Back to the probe’s shape, which is dictated by the needs not only of acceleration but survival of its electronics – remember that these craft must endure a laser launch that will involve at least 10,000 g’s. The raised rim layout reminds the authors of a red corpuscle as opposed to what has been envisioned up to now as a simple flat disk. The four-meter central disk contains 247 25-cm structures arranged, as the illustration shows, like a honeycomb. We’ll use this optical array for both imaging Proxima b but also returning data to Earth, and each of the arrays offers redundancy given that impacts with interstellar hydrogen will invariably create damage to some elements.

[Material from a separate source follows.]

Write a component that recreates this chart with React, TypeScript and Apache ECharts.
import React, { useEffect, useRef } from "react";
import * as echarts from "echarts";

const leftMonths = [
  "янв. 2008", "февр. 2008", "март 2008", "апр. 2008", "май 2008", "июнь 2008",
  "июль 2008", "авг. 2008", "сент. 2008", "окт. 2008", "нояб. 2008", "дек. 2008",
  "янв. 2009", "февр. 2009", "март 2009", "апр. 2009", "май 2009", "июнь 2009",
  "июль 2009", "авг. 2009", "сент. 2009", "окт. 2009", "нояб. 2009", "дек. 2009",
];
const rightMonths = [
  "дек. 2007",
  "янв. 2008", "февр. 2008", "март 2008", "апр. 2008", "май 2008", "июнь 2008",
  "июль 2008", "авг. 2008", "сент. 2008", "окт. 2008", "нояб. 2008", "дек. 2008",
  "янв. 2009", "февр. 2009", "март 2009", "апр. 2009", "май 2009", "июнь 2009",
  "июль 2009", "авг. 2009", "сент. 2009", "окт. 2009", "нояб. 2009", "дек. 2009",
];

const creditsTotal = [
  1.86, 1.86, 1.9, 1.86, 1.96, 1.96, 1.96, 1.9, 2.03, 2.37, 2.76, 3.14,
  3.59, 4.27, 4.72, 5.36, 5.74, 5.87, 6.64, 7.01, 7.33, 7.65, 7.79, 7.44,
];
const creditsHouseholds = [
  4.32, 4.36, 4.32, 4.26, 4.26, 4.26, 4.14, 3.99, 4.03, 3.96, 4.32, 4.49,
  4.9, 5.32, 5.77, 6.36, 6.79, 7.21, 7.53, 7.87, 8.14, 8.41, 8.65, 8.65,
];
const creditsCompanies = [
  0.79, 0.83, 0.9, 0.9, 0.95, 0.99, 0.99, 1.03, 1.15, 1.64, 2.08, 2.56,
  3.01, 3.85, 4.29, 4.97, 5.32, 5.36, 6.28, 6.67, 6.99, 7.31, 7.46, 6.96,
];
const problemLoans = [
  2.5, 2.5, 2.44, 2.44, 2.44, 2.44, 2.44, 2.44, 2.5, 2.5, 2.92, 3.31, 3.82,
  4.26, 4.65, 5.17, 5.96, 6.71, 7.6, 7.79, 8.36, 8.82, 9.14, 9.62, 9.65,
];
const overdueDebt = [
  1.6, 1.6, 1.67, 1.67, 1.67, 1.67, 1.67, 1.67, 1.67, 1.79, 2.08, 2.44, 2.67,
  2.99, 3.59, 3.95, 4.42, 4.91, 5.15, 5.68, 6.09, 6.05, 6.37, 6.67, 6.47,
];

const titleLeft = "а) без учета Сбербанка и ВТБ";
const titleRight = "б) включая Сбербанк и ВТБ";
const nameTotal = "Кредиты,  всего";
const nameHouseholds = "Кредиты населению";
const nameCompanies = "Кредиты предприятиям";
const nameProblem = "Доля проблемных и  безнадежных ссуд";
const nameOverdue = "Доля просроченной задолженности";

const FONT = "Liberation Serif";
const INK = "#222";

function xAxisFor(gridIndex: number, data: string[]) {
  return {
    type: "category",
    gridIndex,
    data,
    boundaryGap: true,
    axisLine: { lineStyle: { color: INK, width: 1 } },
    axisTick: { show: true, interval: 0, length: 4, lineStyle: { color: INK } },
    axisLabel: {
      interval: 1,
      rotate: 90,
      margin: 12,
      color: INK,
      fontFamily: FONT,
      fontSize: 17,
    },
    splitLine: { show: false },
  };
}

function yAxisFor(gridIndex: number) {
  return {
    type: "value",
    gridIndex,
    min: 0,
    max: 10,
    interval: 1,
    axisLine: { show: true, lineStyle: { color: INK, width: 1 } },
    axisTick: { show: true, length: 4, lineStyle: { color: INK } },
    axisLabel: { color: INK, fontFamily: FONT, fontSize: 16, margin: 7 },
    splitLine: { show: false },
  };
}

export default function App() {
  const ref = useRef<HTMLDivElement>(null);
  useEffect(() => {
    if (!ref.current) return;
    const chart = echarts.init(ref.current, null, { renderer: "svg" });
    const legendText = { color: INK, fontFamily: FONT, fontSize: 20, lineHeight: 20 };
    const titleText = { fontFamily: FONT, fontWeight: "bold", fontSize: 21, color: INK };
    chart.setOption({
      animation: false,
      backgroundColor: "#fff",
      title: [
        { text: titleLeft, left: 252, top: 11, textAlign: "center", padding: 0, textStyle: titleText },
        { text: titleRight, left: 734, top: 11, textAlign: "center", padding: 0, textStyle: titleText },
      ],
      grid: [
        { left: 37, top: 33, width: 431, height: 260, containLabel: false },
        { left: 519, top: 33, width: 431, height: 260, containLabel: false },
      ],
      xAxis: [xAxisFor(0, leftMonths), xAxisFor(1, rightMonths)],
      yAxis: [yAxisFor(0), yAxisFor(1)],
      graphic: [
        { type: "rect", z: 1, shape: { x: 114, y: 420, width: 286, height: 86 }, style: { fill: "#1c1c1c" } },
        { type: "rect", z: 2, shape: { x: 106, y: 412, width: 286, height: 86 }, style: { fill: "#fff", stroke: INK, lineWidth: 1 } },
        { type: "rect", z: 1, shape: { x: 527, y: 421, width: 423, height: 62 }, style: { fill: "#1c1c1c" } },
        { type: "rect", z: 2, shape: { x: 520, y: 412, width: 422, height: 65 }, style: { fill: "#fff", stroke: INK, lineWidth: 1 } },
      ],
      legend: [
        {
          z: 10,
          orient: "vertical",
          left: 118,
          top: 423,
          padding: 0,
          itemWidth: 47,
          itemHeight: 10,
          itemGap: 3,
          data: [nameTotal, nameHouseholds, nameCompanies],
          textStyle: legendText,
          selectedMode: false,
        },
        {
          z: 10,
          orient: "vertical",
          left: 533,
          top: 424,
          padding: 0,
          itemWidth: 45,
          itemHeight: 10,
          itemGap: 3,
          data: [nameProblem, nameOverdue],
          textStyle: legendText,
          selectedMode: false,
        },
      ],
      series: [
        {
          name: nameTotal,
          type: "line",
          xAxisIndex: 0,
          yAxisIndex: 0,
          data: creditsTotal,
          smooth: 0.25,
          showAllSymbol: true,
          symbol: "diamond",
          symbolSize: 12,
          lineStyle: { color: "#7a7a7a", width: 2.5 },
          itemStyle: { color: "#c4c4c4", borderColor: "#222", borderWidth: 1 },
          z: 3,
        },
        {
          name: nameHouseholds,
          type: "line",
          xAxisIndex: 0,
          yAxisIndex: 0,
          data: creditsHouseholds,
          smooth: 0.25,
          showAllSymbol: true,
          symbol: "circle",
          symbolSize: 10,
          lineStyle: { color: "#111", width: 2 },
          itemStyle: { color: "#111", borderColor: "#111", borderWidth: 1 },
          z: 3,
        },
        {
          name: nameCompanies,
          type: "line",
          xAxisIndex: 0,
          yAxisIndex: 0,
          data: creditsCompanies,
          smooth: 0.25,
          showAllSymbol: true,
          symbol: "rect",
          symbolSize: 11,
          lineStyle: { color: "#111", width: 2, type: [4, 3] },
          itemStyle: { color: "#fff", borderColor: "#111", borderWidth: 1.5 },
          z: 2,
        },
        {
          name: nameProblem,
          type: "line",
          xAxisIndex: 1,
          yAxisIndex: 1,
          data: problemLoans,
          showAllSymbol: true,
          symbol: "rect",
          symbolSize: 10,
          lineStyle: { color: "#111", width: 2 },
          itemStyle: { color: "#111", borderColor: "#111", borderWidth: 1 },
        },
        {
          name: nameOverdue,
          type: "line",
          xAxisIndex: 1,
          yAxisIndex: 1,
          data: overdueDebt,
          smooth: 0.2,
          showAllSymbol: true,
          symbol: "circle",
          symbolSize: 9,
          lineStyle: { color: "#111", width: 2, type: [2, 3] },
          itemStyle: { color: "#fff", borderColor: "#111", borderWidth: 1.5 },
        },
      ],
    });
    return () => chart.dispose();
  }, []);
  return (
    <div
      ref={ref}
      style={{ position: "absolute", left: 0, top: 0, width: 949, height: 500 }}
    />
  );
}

Remember that the plan is to build an intelligent swarm, which demands laser links between the probes themselves. Making sure each probe is aware of its neighbors is crucial here, for which purpose it will use the optical transceivers around its rim. The paper calculates that this would make each probe detectable by its closest neighbor out to something close to 6,000 kilometers. The probes transmit a pulsed beacon as they scan for neighboring probes, and align to create the needed mesh network. The alignment phase is under study and will presumably factor into the NIAC work.

The paper backs out to explain the overall strategy:

…our innovation is to use advances in optical clocks, mode-locked optical lasers, and network protocols to enable a swarm of widely separated small spacecraft or small flotillas of such to behave as a single distributed entity. Optical frequency and reliable picosecond timing, synchronized between Earth and Proxima b, is what underpins the capability for useful data return despite the seemingly low source power, very large space loss and low signal-to-noise ratio.

For what is going to happen is that the optical pulses between the probes will be synchronized, meaning that despite the sharp constraints on available energy, the same signal photons are ‘squeezed’ into a smaller transmission slot, which increases the brightness of the signal. We get data rates through this brightening that could not otherwise be achieved, and we also get data from various angles and distances. On Earth, a square kilometer array of 796 ‘light buckets’ can receive the pulses.

Image: This is Figure 13 from the paper. Caption: Figure 13: A conceptual receiver implemented as a large inflatable sphere, similar to widely used inflatable antenna domes; the upper half is transparent, the lower half is silvered to form a half-sphere mirror. At the top is a secondary mirror which sends the light down into a cone-shaped accumulator which gathers it into the receiver in the base. The optical signals would be received and converted to electrical signals – most probably with APDs [avalanche photo diodes] at each station and combined electrically at a central processing facility. Each bucket has a 10-nm wide band-pass filter, centered on the Doppler-shifted received laser frequency. This could be made narrower, but since the probes will be maneuvering and slowing in order to meet up and form the swarm, and there will be some deceleration on the whole swarm due to drag induced by the ISM, there will be some uncertainty in the exact wavelength of the received signal. Credit: Eubanks et al.

If we can achieve a swarm that is in communication with its members using micro-miniaturized clocks to keep operations synchronous, we can thus use all of the probes to build up a single detectable laser pulse bright enough to overcome the background light of Proxima Centauri and reach the array on Earth. The concept is ingenious and the paper so rich in analysis and conjecture that I keep going back to it, but don’t have time today to do more than cover these highlights. The analysis of enroute and approach science goals and methods alone would make for another article. But it’s probably best that I simply send you to the paper itself, one which anyone interested in interstellar mission design should download and study.

The paper is Eubanks et al., “Swarming Proxima Centauri: Optical Communication Over Interstellar Distances,” submitted to the Breakthrough Starshot Challenge Communications Group Final Report and available online. Kevin Parkin’s invaluable analysis of Starshot is Parkin, K.L.G., “The Breakthrough Starshot system model,” Acta Astronautica 152 (2018), 370–384 (abstract / preprint).